Долгих объяснений отцу не надо было. Он тут же повернулся к столу и схватил телефонную трубку.
— Дежурный?.. Говорит генерал Речницки. Срочно готовьте самолет в Москву… Нет, я не полечу. Нужно доставить в военный госпиталь тяжелораненого.
В тот же день Ромку переправили в столицу СССР, в Центральный военный госпиталь. Однако все усилия врачей с богатым фронтовым опытом оказались тщетными — через три дня, не приходя в сознание, Роман скончался. Слишком серьезны были раны и слишком велика потеря крови.
Мокотовская дельница ZMP пребывала в унынии и растерянности. Как же так? Они, которые жадно ловили каждое его слово (и любой из них готов был заслонить его собой), — они живы. А вышло так, что заслонил их всех собой он один, и вот теперь его нет. Нет больше Ромки, нет командира, за которым они шли в огонь и в воду, который мог выслушать и понять, все объяснить и растолковать. Вот только с Янкой объясниться так и не сумел, хотя заглядывался на нее и обхаживал всячески уже давно…
Последний прощальный подарок — три увядших гвоздички, залитые кровью, — легли на его могилу. У Нины не хватило сил оставить их у себя — так больно рвал душу даже случайный мимолетный взгляд, брошенный на эти цветы. Она не раз задавала себе вопрос — могла бы она ответить Ромке взаимностью, если бы он все-таки решился сделать первый шаг? Наверное, могла бы. Ведь она явно выделяла его среди всех своих знакомых, и если ухаживания и товарищей, и блестящих шляхетных панов, и молодых советских офицеров оставляли ее в лучшем случае равнодушными, то с ним равнодушием и не пахло.

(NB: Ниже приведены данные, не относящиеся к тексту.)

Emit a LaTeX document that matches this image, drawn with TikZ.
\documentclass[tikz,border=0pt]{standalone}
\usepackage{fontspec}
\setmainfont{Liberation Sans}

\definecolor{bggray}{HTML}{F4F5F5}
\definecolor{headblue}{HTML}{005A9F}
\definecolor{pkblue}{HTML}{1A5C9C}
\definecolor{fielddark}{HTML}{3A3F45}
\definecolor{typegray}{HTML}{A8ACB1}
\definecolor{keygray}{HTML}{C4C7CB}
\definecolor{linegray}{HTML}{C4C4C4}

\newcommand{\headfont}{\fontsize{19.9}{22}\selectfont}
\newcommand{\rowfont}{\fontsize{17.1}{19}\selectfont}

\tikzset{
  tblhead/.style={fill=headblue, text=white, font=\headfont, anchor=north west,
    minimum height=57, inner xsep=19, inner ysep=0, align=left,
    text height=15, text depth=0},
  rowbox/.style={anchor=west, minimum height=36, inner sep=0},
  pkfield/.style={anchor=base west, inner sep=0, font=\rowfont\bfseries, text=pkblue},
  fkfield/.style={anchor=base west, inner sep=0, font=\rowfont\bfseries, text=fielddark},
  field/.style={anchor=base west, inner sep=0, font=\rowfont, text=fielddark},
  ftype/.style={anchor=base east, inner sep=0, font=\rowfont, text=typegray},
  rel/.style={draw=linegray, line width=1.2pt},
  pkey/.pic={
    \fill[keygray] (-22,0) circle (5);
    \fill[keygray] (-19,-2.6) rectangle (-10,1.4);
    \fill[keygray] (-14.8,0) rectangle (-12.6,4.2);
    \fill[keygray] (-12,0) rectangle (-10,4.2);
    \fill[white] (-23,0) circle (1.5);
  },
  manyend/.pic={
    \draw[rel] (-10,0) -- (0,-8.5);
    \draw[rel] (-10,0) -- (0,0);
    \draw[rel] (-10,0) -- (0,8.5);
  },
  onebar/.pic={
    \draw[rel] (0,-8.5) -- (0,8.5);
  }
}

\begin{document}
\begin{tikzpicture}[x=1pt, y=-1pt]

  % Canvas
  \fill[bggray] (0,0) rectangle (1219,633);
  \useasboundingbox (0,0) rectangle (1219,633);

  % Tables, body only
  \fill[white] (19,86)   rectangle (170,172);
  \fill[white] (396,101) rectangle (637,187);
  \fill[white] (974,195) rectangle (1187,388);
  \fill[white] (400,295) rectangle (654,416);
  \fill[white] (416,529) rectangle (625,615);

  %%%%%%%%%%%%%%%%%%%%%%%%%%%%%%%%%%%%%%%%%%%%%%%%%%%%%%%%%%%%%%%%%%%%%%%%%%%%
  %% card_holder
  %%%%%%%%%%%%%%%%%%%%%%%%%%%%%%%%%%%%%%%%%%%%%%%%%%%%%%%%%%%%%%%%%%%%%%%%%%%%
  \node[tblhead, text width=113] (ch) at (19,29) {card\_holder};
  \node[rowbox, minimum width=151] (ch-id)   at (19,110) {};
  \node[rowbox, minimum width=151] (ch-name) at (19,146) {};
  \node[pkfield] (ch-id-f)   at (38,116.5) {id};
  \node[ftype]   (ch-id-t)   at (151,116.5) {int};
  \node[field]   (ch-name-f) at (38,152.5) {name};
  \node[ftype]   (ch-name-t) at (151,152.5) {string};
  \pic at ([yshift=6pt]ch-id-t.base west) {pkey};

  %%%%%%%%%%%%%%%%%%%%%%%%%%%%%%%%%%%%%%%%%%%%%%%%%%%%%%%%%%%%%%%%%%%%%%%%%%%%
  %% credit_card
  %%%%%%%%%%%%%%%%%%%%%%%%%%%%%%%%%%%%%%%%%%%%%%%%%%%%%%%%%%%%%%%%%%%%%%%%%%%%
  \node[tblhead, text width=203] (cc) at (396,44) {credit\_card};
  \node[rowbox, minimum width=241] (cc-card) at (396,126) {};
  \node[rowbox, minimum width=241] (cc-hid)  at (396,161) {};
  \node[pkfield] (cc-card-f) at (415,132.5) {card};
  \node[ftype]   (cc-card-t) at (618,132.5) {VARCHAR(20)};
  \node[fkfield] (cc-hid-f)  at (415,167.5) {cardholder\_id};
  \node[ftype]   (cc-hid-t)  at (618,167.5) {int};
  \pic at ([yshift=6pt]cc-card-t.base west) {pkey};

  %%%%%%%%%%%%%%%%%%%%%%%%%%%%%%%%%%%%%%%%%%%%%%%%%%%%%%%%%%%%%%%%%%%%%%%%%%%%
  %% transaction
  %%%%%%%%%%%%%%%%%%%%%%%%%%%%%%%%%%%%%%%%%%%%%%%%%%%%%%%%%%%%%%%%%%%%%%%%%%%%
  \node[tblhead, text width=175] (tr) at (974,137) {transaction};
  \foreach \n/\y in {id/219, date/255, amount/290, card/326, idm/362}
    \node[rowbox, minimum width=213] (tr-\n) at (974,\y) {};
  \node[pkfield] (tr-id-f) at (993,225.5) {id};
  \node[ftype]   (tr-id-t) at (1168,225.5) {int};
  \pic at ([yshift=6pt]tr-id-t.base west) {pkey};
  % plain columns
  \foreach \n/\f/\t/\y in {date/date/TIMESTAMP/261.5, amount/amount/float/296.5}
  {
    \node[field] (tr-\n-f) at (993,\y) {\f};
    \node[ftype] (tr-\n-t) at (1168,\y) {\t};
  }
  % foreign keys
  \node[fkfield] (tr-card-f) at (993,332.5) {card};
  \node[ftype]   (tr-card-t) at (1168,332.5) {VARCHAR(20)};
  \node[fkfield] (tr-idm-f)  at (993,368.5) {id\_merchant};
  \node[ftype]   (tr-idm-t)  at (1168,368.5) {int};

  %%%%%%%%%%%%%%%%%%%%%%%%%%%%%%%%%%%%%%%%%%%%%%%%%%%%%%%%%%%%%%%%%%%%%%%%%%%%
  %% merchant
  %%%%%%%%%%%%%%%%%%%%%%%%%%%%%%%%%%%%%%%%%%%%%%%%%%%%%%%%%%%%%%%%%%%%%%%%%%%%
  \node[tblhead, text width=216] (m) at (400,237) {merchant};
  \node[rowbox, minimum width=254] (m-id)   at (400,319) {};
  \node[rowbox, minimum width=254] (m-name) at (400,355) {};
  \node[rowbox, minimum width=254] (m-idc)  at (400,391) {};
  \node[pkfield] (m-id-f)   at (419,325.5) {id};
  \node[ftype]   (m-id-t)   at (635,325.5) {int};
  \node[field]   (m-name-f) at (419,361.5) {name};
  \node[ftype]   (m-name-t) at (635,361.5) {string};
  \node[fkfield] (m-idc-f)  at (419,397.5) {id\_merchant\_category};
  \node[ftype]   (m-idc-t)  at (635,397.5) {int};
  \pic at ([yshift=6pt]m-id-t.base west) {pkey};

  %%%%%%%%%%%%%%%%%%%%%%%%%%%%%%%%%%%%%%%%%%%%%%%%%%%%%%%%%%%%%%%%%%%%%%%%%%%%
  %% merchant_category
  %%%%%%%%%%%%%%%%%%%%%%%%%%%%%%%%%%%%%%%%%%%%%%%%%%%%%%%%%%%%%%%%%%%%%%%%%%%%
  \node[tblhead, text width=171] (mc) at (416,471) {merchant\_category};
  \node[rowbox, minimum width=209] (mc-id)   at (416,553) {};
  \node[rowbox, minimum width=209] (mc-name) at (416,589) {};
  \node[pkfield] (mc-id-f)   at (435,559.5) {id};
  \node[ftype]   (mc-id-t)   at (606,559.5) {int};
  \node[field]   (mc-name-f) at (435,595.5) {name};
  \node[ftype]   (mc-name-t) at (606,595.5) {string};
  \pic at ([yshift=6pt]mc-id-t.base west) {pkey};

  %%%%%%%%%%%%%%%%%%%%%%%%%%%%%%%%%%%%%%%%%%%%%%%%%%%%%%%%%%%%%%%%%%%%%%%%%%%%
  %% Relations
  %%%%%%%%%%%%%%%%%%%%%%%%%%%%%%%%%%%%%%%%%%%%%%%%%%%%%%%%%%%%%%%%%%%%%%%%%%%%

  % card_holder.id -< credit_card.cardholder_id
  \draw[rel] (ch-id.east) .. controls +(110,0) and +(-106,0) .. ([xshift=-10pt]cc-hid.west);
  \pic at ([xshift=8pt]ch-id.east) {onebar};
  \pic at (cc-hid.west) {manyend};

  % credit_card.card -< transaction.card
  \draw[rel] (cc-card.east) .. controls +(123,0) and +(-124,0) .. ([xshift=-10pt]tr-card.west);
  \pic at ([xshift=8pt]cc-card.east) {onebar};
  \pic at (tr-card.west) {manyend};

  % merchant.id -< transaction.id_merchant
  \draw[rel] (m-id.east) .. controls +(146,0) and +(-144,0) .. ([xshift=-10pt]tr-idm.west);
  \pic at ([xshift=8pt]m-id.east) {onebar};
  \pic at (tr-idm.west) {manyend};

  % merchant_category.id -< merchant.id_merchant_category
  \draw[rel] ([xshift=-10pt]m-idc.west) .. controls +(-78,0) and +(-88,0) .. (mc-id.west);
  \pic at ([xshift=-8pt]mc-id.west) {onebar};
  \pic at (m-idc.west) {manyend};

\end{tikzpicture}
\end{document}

Правда, до сих пор она как-то не задумывалось о том, что возможно или невозможно между нею и командиром. И вот смерть оборвала ниточку, которая могла протянуться в будущее. Его больше нет, и уже никогда ничего между ними не будет. Думай — не думай, горюй — не горюй… Но стоит вспомнить его улыбку, как сердце рвет острая, безжалостная боль.
3. За кулисами
Минул август, наступила осень с золотым листопадом, дождями и холодными ветрами. Настало время очередной командировки в Москву. И на этот раз — надолго. Якуб предупредил дочку:
— В Москве предстоит серьезная работа. Будем готовиться к очень ответственному делу.

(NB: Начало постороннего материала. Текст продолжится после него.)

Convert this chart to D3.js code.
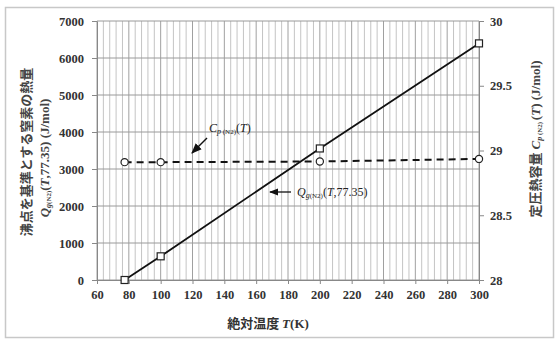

Покинув вагон варшавского поезда, оставшегося на пути с европейской колеей, генерал Речницкий с дочерью коротали время до пересадки на московский состав в ресторане брестского вокзала. Нина прихлебывала не слишком хорошо приготовленный кофе, понемногу откусывая от лежащего на тарелочке эклера, и со скучающим выражением на лице наблюдала, как отец, расположившийся у буфетной стойки, рассыпает комплименты блондинке-буфетчице. Девица, надо признать, была довольно симпатичная, и Якуб увлекся ею не на шутку, забыв о времени. А между тем до отправления поезда на Москву осталось всего ничего.
Попытки Нины обратить на себя внимание и напомнить о необходимости поторопиться остались безуспешными. Наконец она вскочила со своего места, набросив на плечи новенькую беличью шубку, и решительно направилась к отцу. Этот демарш не остался незамеченным — генерал демонстративно повернулся к ней спиной, давая понять, что не собирается отрываться от своего увлечения.